Teams that skip the harness and ship from vibes are not doing spec-driven development. They are doing vibe coding with extra steps.
This is not about writing less code
The move from code-as-artifact to spec-as-artifact is not a productivity hack — not "AI types faster than humans." It is a reorganization of where engineering judgment gets applied.
Under the old model, the best engineers spent their time writing the most important code. Under the new model, the best engineers spend their time writing the specifications the code is generated from, the validation harness the code has to survive, and the architectural constraints that keep the system coherent across generations. The code still gets written.
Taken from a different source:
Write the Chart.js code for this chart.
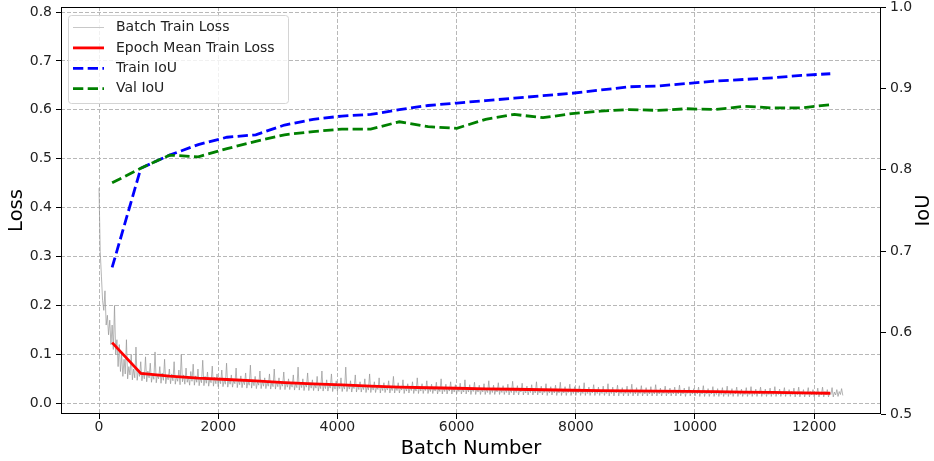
<!DOCTYPE html>
<html>
<head>
<meta charset="utf-8">
<script src="https://cdn.jsdelivr.net/npm/chart.js@4.4.0/dist/chart.umd.min.js"></script>
<style>
  html, body { margin: 0; padding: 0; background: #fff; }
  #wrap { width: 934px; height: 461px; }
</style>
</head>
<body>
<div id="wrap"><canvas id="chart" width="934" height="461"></canvas></div>
<script>
// one batch loss sample every 20 batches (rows of 400 batches)
const batchStep = 20;
const batchLoss = [
  0.44, 0.31, 0.26, 0.21, 0.19, 0.23, 0.16, 0.18, 0.14, 0.17, 0.12, 0.16, 0.11, 0.2, 0.1, 0.13, 0.075, 0.12, 0.065, 0.1,
  0.055, 0.09, 0.06, 0.13, 0.05, 0.075, 0.058, 0.1, 0.048, 0.07, 0.052, 0.115, 0.047, 0.068, 0.055, 0.085, 0.046, 0.064, 0.05, 0.095,
  0.044, 0.066, 0.052, 0.082, 0.043, 0.06, 0.049, 0.105, 0.042, 0.058, 0.05, 0.075, 0.041, 0.062, 0.047, 0.09, 0.04, 0.057, 0.048, 0.07,
  0.04, 0.06, 0.046, 0.085, 0.039, 0.055, 0.045, 0.068, 0.038, 0.1, 0.044, 0.058, 0.039, 0.072, 0.043, 0.054, 0.037, 0.065, 0.045, 0.08,
  0.037, 0.056, 0.043, 0.07, 0.036, 0.052, 0.042, 0.088, 0.036, 0.055, 0.041, 0.064, 0.035, 0.05, 0.042, 0.076, 0.035, 0.053, 0.04, 0.06,
  0.034, 0.052, 0.04, 0.068, 0.034, 0.048, 0.039, 0.082, 0.033, 0.05, 0.039, 0.058, 0.033, 0.047, 0.04, 0.072, 0.032, 0.049, 0.038, 0.056,
  0.032, 0.047, 0.038, 0.062, 0.031, 0.045, 0.037, 0.078, 0.031, 0.048, 0.036, 0.055, 0.03, 0.044, 0.037, 0.066, 0.03, 0.046, 0.035, 0.052,
  0.03, 0.044, 0.035, 0.06, 0.029, 0.043, 0.034, 0.07, 0.029, 0.045, 0.034, 0.052, 0.028, 0.042, 0.035, 0.064, 0.028, 0.044, 0.033, 0.05,
  0.028, 0.042, 0.033, 0.058, 0.027, 0.041, 0.032, 0.074, 0.027, 0.043, 0.032, 0.05, 0.026, 0.04, 0.033, 0.062, 0.026, 0.042, 0.031, 0.048,
  0.026, 0.04, 0.031, 0.055, 0.025, 0.039, 0.03, 0.066, 0.025, 0.041, 0.03, 0.048, 0.025, 0.038, 0.031, 0.06, 0.024, 0.04, 0.029, 0.046,
  0.025, 0.038, 0.03, 0.052, 0.024, 0.037, 0.029, 0.074, 0.024, 0.039, 0.029, 0.046, 0.023, 0.036, 0.03, 0.058, 0.023, 0.038, 0.028, 0.044,
  0.023, 0.036, 0.028, 0.05, 0.022, 0.035, 0.027, 0.06, 0.022, 0.037, 0.027, 0.044, 0.022, 0.034, 0.028, 0.052, 0.021, 0.036, 0.026, 0.042,
  0.022, 0.034, 0.027, 0.046, 0.021, 0.033, 0.026, 0.055, 0.021, 0.035, 0.026, 0.042, 0.021, 0.033, 0.027, 0.048, 0.02, 0.034, 0.025, 0.04,
  0.021, 0.033, 0.026, 0.044, 0.02, 0.032, 0.025, 0.052, 0.02, 0.034, 0.025, 0.04, 0.02, 0.032, 0.026, 0.046, 0.02, 0.033, 0.024, 0.039,
  0.02, 0.032, 0.025, 0.043, 0.019, 0.031, 0.024, 0.05, 0.019, 0.033, 0.024, 0.039, 0.019, 0.031, 0.025, 0.044, 0.019, 0.032, 0.023, 0.038,
  0.019, 0.031, 0.024, 0.041, 0.019, 0.03, 0.023, 0.048, 0.019, 0.032, 0.023, 0.038, 0.018, 0.03, 0.024, 0.043, 0.018, 0.031, 0.023, 0.037,
  0.018, 0.03, 0.023, 0.04, 0.018, 0.029, 0.022, 0.046, 0.018, 0.031, 0.022, 0.037, 0.018, 0.029, 0.023, 0.042, 0.018, 0.03, 0.022, 0.036,
  0.018, 0.029, 0.022, 0.039, 0.017, 0.028, 0.022, 0.045, 0.017, 0.03, 0.022, 0.036, 0.017, 0.028, 0.023, 0.041, 0.017, 0.029, 0.021, 0.035,
  0.017, 0.028, 0.022, 0.038, 0.017, 0.028, 0.021, 0.044, 0.017, 0.029, 0.021, 0.035, 0.017, 0.027, 0.022, 0.04, 0.016, 0.028, 0.021, 0.034,
  0.017, 0.028, 0.021, 0.037, 0.016, 0.027, 0.021, 0.043, 0.016, 0.028, 0.021, 0.034, 0.016, 0.027, 0.022, 0.039, 0.016, 0.028, 0.02, 0.034,
  0.016, 0.027, 0.021, 0.036, 0.016, 0.027, 0.02, 0.042, 0.016, 0.028, 0.02, 0.033, 0.016, 0.026, 0.021, 0.038, 0.016, 0.027, 0.02, 0.033,
  0.016, 0.027, 0.02, 0.035, 0.016, 0.026, 0.02, 0.04, 0.015, 0.027, 0.02, 0.033, 0.015, 0.026, 0.021, 0.037, 0.015, 0.027, 0.02, 0.032,
  0.015, 0.026, 0.02, 0.035, 0.015, 0.026, 0.02, 0.039, 0.015, 0.027, 0.019, 0.032, 0.015, 0.025, 0.02, 0.036, 0.015, 0.026, 0.019, 0.032,
  0.015, 0.026, 0.019, 0.034, 0.015, 0.025, 0.019, 0.038, 0.015, 0.026, 0.019, 0.031, 0.015, 0.025, 0.02, 0.035, 0.015, 0.026, 0.019, 0.031,
  0.015, 0.025, 0.019, 0.033, 0.015, 0.025, 0.019, 0.037, 0.015, 0.026, 0.019, 0.031, 0.014, 0.025, 0.02, 0.034, 0.015, 0.025, 0.019, 0.03,
  0.015, 0.025, 0.019, 0.033, 0.014, 0.025, 0.019, 0.036, 0.014, 0.025, 0.019, 0.03, 0.014, 0.024, 0.019, 0.034, 0.014, 0.025, 0.018, 0.03,
  0.014, 0.025, 0.018, 0.032, 0.014, 0.024, 0.018, 0.035, 0.014, 0.025, 0.018, 0.03, 0.014, 0.024, 0.019, 0.033, 0.014, 0.025, 0.018, 0.029,
  0.014, 0.024, 0.018, 0.032, 0.014, 0.024, 0.018, 0.034, 0.014, 0.025, 0.018, 0.029, 0.014, 0.024, 0.019, 0.033, 0.014, 0.024, 0.018, 0.029,
  0.014, 0.024, 0.018, 0.031, 0.014, 0.024, 0.018, 0.034, 0.014, 0.024, 0.018, 0.029, 0.014, 0.023, 0.018, 0.032, 0.014, 0.024, 0.018, 0.028,
  0.014, 0.024, 0.018, 0.031, 0.013, 0.023, 0.018, 0.033, 0.013, 0.024, 0.018, 0.028, 0.013, 0.023, 0.018, 0.032, 0.013, 0.024, 0.017, 0.028,
  0.013, 0.023, 0.017, 0.031, 0.013, 0.023, 0.017, 0.033, 0.013, 0.024, 0.017, 0.028, 0.013, 0.023, 0.018, 0.032, 0.013, 0.023, 0.017, 0.028,
  0.014, 0.024, 0.018, 0.03, 0.016
];

// one point per epoch
const epochBatch = [220, 702, 1184, 1666, 2148, 2630, 3112, 3594, 4076, 4558, 5040, 5522, 6004,
  6486, 6968, 7450, 7932, 8414, 8896, 9378, 9860, 10342, 10824, 11306, 11788, 12270];
const epochLoss = [0.124, 0.061, 0.0554, 0.0513, 0.0486, 0.0458, 0.0424, 0.0396, 0.0376, 0.0353,
  0.0332, 0.0318, 0.0308, 0.0295, 0.0287, 0.0277, 0.0267, 0.026, 0.0253, 0.025, 0.0243, 0.0237,
  0.023, 0.0222, 0.0213, 0.0205];
const trainIoU = [0.680, 0.802, 0.818, 0.831, 0.840, 0.843, 0.855, 0.862, 0.866, 0.868, 0.874,
  0.879, 0.882, 0.885, 0.888, 0.891, 0.894, 0.898, 0.902, 0.903, 0.906, 0.909, 0.911, 0.913,
  0.916, 0.918];
const valIoU = [0.784, 0.802, 0.818, 0.816, 0.826, 0.835, 0.843, 0.847, 0.850, 0.850, 0.859,
  0.853, 0.851, 0.862, 0.868, 0.864, 0.869, 0.872, 0.874, 0.873, 0.875, 0.874, 0.878, 0.876,
  0.876, 0.880];

const batchTicks = [0, 2000, 4000, 6000, 8000, 10000, 12000];
const lossTicks = [0, 0.1, 0.2, 0.3, 0.4, 0.5, 0.6, 0.7, 0.8];
const iouTicks = [0.5, 0.6, 0.7, 0.8, 0.9, 1.0];

Chart.defaults.font.family = '"DejaVu Sans", sans-serif';
Chart.defaults.color = '#222';

const tickFont = { size: 14 };
const gridColor = '#b8b8b8';

// matplotlib-like box around the plot + right axis label
const frame = {
  id: 'frame',
  afterDatasetsDraw(chart) {
    const { ctx, chartArea: a } = chart;
    ctx.save();
    ctx.strokeStyle = '#000';
    ctx.lineWidth = 1;
    ctx.strokeRect(Math.round(a.left) + 0.5, Math.round(a.top) + 0.5,
      Math.round(a.right - a.left) - 1, Math.round(a.bottom - a.top) - 1);
    ctx.restore();
  },
  afterDraw(chart) {
    const { ctx, chartArea: a } = chart;
    ctx.save();
    ctx.translate(924, (a.top + a.bottom) / 2);
    ctx.rotate(-Math.PI / 2);
    ctx.font = '19.5px "DejaVu Sans"';
    ctx.fillStyle = '#000';
    ctx.textAlign = 'center';
    ctx.textBaseline = 'middle';
    ctx.fillText('IoU', 0, 0);
    ctx.restore();
  }
};

// legend inside the plot, upper left
const insideLegend = {
  id: 'insideLegend',
  afterDraw(chart) {
    const { ctx, chartArea: a } = chart;
    const x = a.left + 7, y = a.top + 8, w = 220, h = 88;
    ctx.save();
    ctx.beginPath();
    ctx.roundRect(x + 0.5, y + 0.5, w, h, 3);
    ctx.fillStyle = 'rgba(255,255,255,0.8)';
    ctx.fill();
    ctx.strokeStyle = '#d4d4d4';
    ctx.lineWidth = 1;
    ctx.stroke();
    ctx.font = '14px "DejaVu Sans"';
    ctx.textBaseline = 'middle';
    chart.data.datasets.forEach((ds, i) => {
      const cy = y + 12.5 + i * 20.4;
      ctx.beginPath();
      ctx.setLineDash(ds.borderDash || []);
      ctx.strokeStyle = ds.legendColor || ds.borderColor;
      ctx.lineWidth = ds.borderWidth;
      ctx.moveTo(x + 5, cy);
      ctx.lineTo(x + 36, cy);
      ctx.stroke();
      ctx.setLineDash([]);
      ctx.fillStyle = '#222';
      ctx.fillText(ds.label, x + 48, cy);
    });
    ctx.restore();
  }
};

const noPadY = s => { s.paddingTop = 0; s.paddingBottom = 0; };

new Chart(document.getElementById('chart'), {
  type: 'line',
  data: {
    datasets: [
      {
        label: 'Batch Train Loss',
        data: batchLoss.map((v, i) => ({ x: i * batchStep, y: v })),
        borderColor: 'rgba(150,150,150,0.7)',
        legendColor: '#c8c8c8',
        borderWidth: 1,
        yAxisID: 'y',
        order: 3
      },
      {
        label: 'Epoch Mean Train Loss',
        data: epochBatch.map((b, i) => ({ x: b, y: epochLoss[i] })),
        borderColor: '#ff0000',
        borderWidth: 2.8,
        yAxisID: 'y',
        order: 2
      },
      {
        label: 'Train IoU',
        data: epochBatch.map((b, i) => ({ x: b, y: trainIoU[i] })),
        borderColor: '#0000ff',
        borderWidth: 2.8,
        borderDash: [10.3, 4.4],
        yAxisID: 'y1',
        order: 1
      },
      {
        label: 'Val IoU',
        data: epochBatch.map((b, i) => ({ x: b, y: valIoU[i] })),
        borderColor: '#008000',
        borderWidth: 2.8,
        borderDash: [10.3, 4.4],
        yAxisID: 'y1',
        order: 0
      }
    ]
  },
  options: {
    responsive: false,
    animation: false,
    devicePixelRatio: 1,
    elements: { point: { radius: 0 }, line: { tension: 0, fill: false } },
    layout: { padding: { top: 7, left: 0, right: 0, bottom: 0 } },
    plugins: { legend: { display: false }, tooltip: { enabled: false } },
    scales: {
      x: {
        type: 'linear',
        min: -638,
        max: 13121,
        afterBuildTicks: s => { s.ticks = batchTicks.map(v => ({ value: v })); },
        afterFit: s => { s.height = 47; },
        ticks: { font: tickFont, padding: 0, maxRotation: 0, autoSkip: false, callback: v => String(v) },
        grid: { color: gridColor, lineWidth: 1, drawTicks: true, tickLength: 5, tickColor: '#000', tickWidth: 1 },
        border: { display: false, dash: [4, 2] },
        title: { display: true, text: 'Batch Number', color: '#000', font: { size: 19.5 }, padding: { top: 0, bottom: 0 } }
      },
      y: {
        position: 'left',
        min: -0.0219,
        max: 0.8103,
        afterBuildTicks: s => { s.ticks = lossTicks.map(v => ({ value: v })); },
        afterFit: s => { s.width = 61; noPadY(s); },
        ticks: { font: tickFont, padding: 4, callback: v => v.toFixed(1) },
        grid: { color: gridColor, lineWidth: 1, drawTicks: true, tickLength: 5, tickColor: '#000', tickWidth: 1 },
        border: { display: false, dash: [4, 2] },
        title: { display: true, text: 'Loss', color: '#000', font: { size: 19.5 }, padding: { top: 5, bottom: 0 } }
      },
      y1: {
        position: 'right',
        min: 0.5,
        max: 1.0,
        afterBuildTicks: s => { s.ticks = iouTicks.map(v => ({ value: v })); },
        afterFit: s => { s.width = 53; noPadY(s); },
        ticks: { font: tickFont, padding: 4, callback: v => v.toFixed(1) },
        grid: { drawOnChartArea: false, drawTicks: true, tickLength: 5, tickColor: '#000', tickWidth: 1 },
        border: { display: false }
      }
    }
  },
  plugins: [frame, insideLegend]
});
</script>
</body>
</html>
It just gets written by the agent, under close supervision, from a document that represents the team's actual intent.
Fix the spec and/or the validation rules, not the code. Specify. Direct. Validate.
The phrase is short. The organizational shift behind it is not.
The leadership move
Ask your team this: what is the most valuable artifact our engineering organization produces?
If the answer is "the code," you are operating under the old model. If the answer is "the specifications that define what the code should do" — and your team can point to where those specifications live, how they are reviewed, and how the validation harness enforces them — you are operating under the new one.
The teams pulling ahead invest their best thinking upstream. Code is downstream.